Contido dentro de todos esses filmes, ou em paralelo a eles, está o gênio do primeiro cinema de Spielberg. Não é de se surpreender que, em 1998, o personagem Dawson, de Dawson’s Creek, tivesse uma certa obsessão pelo diretor. Os seus filmes, até exatamente 1993, eram a melhor expressão do cinema infantil de aventura, ainda não superada. Nada do que Tim Burton, Peter Jackson, Joss Whedon, e muito menos Christopher Nolan e Zack Snyder fizeram depois disso sequer se compara. Nenhum deles teve o mesmo controle para os maneirismos do gênero ou conheciam tão bem o limite do espetáculo e da carga dramática.
O primeiro cinema de Spielberg reproduz, com uma evidência sutil, a moral do desejo pelo fim da Guerra Fria. São apelos pacifistas pelo fim da paranoia, do cientificismo, pelo contato humanizado, antibélico, são também bastante ambientalistas, colocando a esperança de reconstrução do mundo nos ombros dos seus personagens infantis solitários, sempre preparados para ver o que há de errado na maneira adulta de lidar com as coisas.
Não é preciso pesar muito na retórica para entender Encurralado como uma representação da paranoia de classe média americana. É curioso que o filme seja televisivo (apesar de que seria muito injusto dar-lhe a conotação negativa de “filme para televisão”), acredito que essa paranoia à época era mais televisiva do que cinematográfica. É como se víssemos na TV uma fábula que mostre as consequências de vermos muita TV.
Lógico que Encurralado pode ser também apenas um filme sobre um homem comum perseguido por um caminhão de motorista oculto, e funciona perfeitamente assim. Aí está outro belo traço do bom Spielberg, o filme se abre para um bom bocado de possibilidades de leitura, mas é excelente sendo também apenas artifício.

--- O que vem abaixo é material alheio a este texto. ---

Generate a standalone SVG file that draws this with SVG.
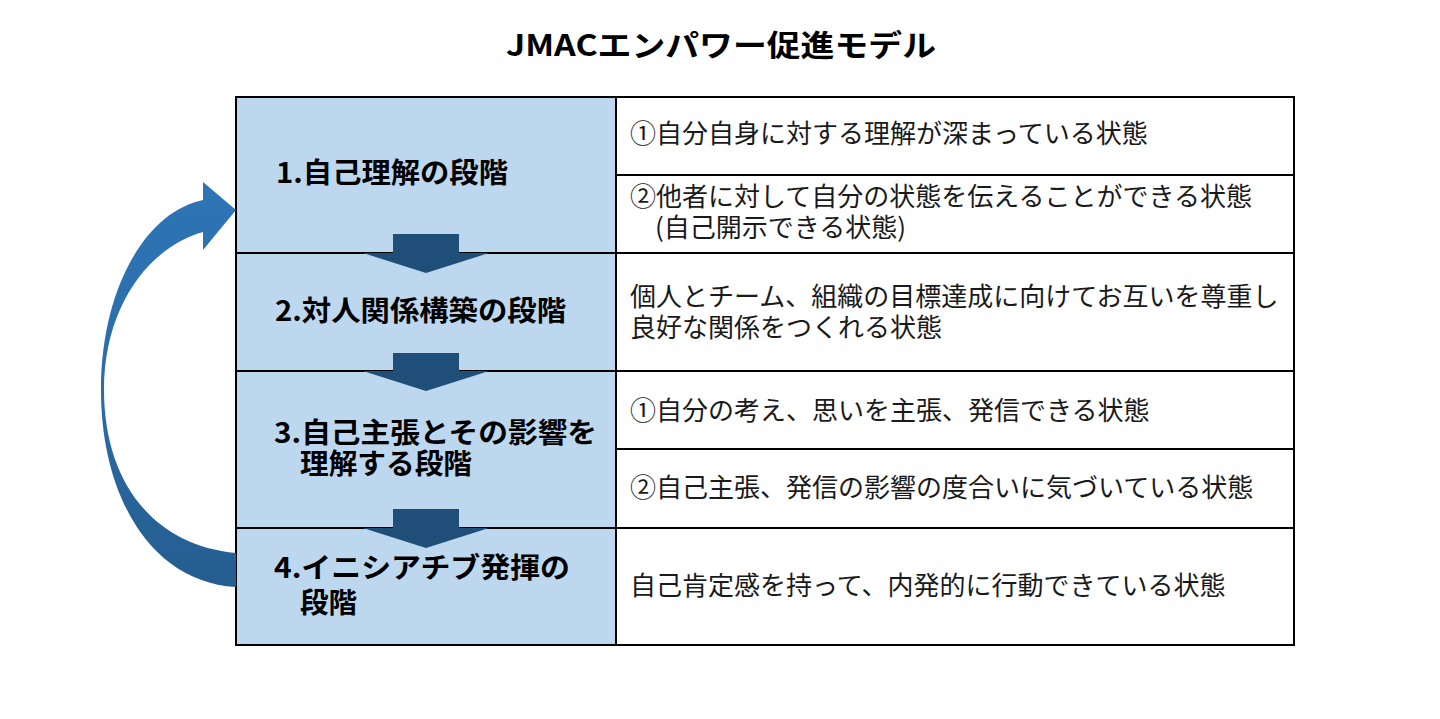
<svg xmlns="http://www.w3.org/2000/svg" width="1440" height="719" viewBox="0 0 1440 719">
<defs>
<linearGradient id="gArc" x1="0" y1="0" x2="0" y2="1">
<stop offset="0" stop-color="#2E75B6"/>
<stop offset="0.45" stop-color="#2B6DAA"/>
<stop offset="1" stop-color="#255D8F"/>
</linearGradient>
</defs>
<style>
.title{font-family:"Noto Sans CJK JP","Noto Sans",sans-serif;font-weight:bold;font-size:30px;fill:#000}
.stage{font-family:"Noto Sans CJK JP","Noto Sans",sans-serif;font-weight:bold;font-size:28px;fill:#000}
.desc{font-family:"Noto Sans CJK JP","Noto Sans",sans-serif;font-size:26px;fill:#1a1a1a}
.cell{fill:#BDD7EE}
.grid{stroke:#000;stroke-width:2;fill:none}
.down{fill:#1F4E79}
</style>
<rect width="1440" height="719" fill="#fff"/>
<text class="title" x="721" y="56" text-anchor="middle" textLength="430" lengthAdjust="spacingAndGlyphs">JMACエンパワー促進モデル</text>

<g id="table">
<rect class="cell" x="236" y="97" width="380" height="548"/>
<rect x="236" y="97" width="1058" height="548" class="grid"/>
<line class="grid" x1="616" y1="97" x2="616" y2="645"/>
<line class="grid" x1="236" y1="253" x2="1294" y2="253"/>
<line class="grid" x1="236" y1="371" x2="1294" y2="371"/>
<line class="grid" x1="236" y1="528" x2="1294" y2="528"/>
<line class="grid" x1="616" y1="175" x2="1294" y2="175"/>
<line class="grid" x1="616" y1="449" x2="1294" y2="449"/>
</g>

<g id="stage1"><text class="stage" x="276" y="183" textLength="232" lengthAdjust="spacingAndGlyphs">1.自己理解の段階</text></g>
<g id="stage2"><text class="stage" x="275" y="321" textLength="291" lengthAdjust="spacingAndGlyphs">2.対人関係構築の段階</text></g>
<g id="stage3"><text class="stage" x="274" y="443" textLength="323" lengthAdjust="spacingAndGlyphs">3.自己主張とその影響を</text><text class="stage" x="300" y="474" textLength="172" lengthAdjust="spacingAndGlyphs">理解する段階</text></g>
<g id="stage4"><text class="stage" x="274" y="578" textLength="296" lengthAdjust="spacingAndGlyphs">4.イニシアチブ発揮の</text><text class="stage" x="300" y="613" textLength="57" lengthAdjust="spacingAndGlyphs">段階</text></g>

<g id="desc1a"><text class="desc" x="630" y="143">①自分自身に対する理解が深まっている状態</text></g>
<g id="desc1b"><text class="desc" x="630" y="206">②他者に対して自分の状態を伝えることができる状態</text><text class="desc" x="655" y="237">(自己開示できる状態)</text></g>
<g id="desc2"><text class="desc" x="630" y="306">個人とチーム、組織の目標達成に向けてお互いを尊重し</text><text class="desc" x="630" y="337">良好な関係をつくれる状態</text></g>
<g id="desc3a"><text class="desc" x="630" y="420">①自分の考え、思いを主張、発信できる状態</text></g>
<g id="desc3b"><text class="desc" x="630" y="497">②自己主張、発信の影響の度合いに気づいている状態</text></g>
<g id="desc4"><text class="desc" x="630" y="595">自己肯定感を持って、内発的に行動できている状態</text></g>

<g id="connectors">
<path class="down" d="M393,234 H459 V253 H489 L426,273 L363,253 H393 Z"/>
<path class="down" d="M393,353 H459 V371 H489 L426,391 L363,371 H393 Z"/>
<path class="down" d="M393,509 H459 V528 H489 L426,548 L363,528 H393 Z"/>
<path fill="url(#gArc)" d="M236,587 C150,582 101,495 101,390 C101,290 145,212 203,200 L203,182 L236,210 L203,250 L203,232 C150,247 104,305 104,390 C104,478 150,545 236,553 Z"/>
</g>
</svg>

Eu olho para um Caçadores da Arca Perdida – grande filme – e vejo que me esforçaria demais na tentativa de encaixá-lo num contexto de temas autorais do Spielberg para sair uma ideia preste. De qualquer forma, é uma obra-prima do cinema de aventura simplesmente porque Spielberg não erra a mão na porra-louquice, no absurdo e na fantasia. Aí ele faz um Parque dos Dinossauros e entrega um filme de monstro mais impactante que os 20 anos de evolução na computação gráfica que o seguiriam.
O meu problema com Spielberg é quando ele traz o princípio do não conflito de seus filmes de aventura para seus dramas históricos. Como disse o crítico Jonathan Rosembaum falando de Lincoln e A Lista de Schindler, Spielberg filma o senso comum saudosista e pacifista da história. Isso é até bem americano, o não questionamento dos bons heróis do povo está tanto em Schindler como em A Mocidade de Lincoln, de John Ford, e A Conquista da Honra, de Eastwood. É a maneira como os americanos entendem a própria história. Deve ter alguma relação com a sua inacreditável estabilidade política desde a Guerra Civil.
Faz parte do panteão deles, como Jurassic Park é parte do meu.